Previous academic appointments include: Teaching Assistant, University of
Witwatersrand from 1961 to 1962; Shell Postgraduate Scholar, Imperial College,
London from 1963- 1966; Lecturer in Chemical Physics, University of East Anglia
from 1966 - 1974; Professor of Physical Chemistry, University of Liverpool from
1974 - 1988; and 1920 Professor of Physical Chemistry from 1988-2005, University
of Cambridge, from 1988 - present. He has undertaken a number of consultancies
for both national and international organisations.
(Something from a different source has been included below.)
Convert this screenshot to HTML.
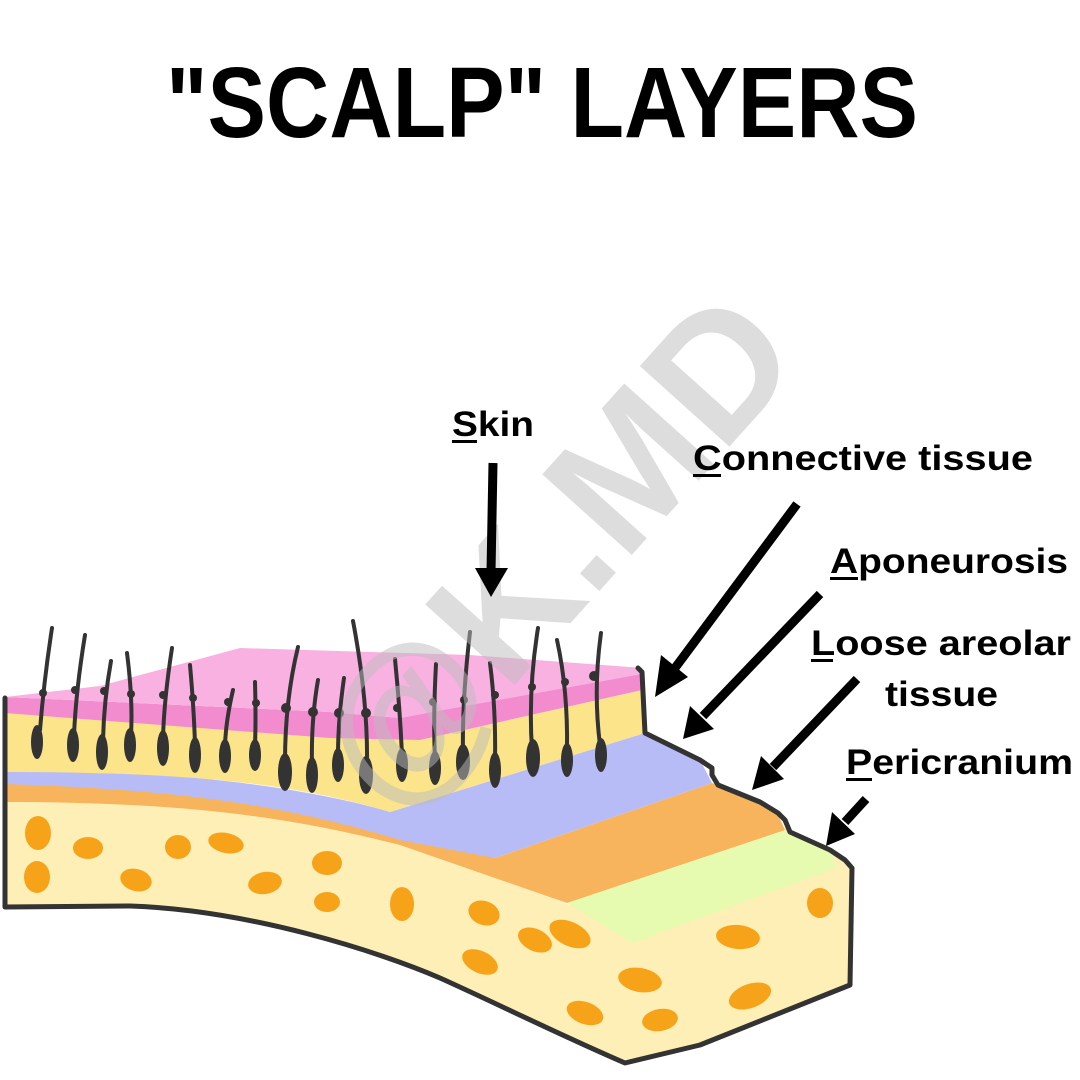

Between 1967 and 2006 Sir David has given over 250 invited lectures at
international conferences, symposia, workshops and summer schools on his
research. He has published over 450 papers in scientific journals, including
twenty in the past year. As Chief Scientific Adviser to the Government, he has
given over 300 lectures related to science in government. These include venues
throughout the EU, Australia, USA, Japan, China, Russia, Korea, South Africa,
India, Brazil, Canada and Singapore. In 2002 he delivered the Ninth Zuckerman
Lecture, on "The Science of Climate Change: Adapt, Mitigate or Ignore?", at The
Royal Society. He delivered subsequently the Greenpeace Business Lecture, 2004
and the Magna Carta Lecture to the Australian Parliament, 2005. He published
"The Scientific Impact of Nations" in Nature 430, 311 (2004) and "Climate
Change: the science and the policy" in Journal of Applied Ecology 42, 779-783
(2005). Contributed to a chapter on 'Climate-change Policy' Edited by Dieter
Helm and published by Oxford University Press (2005).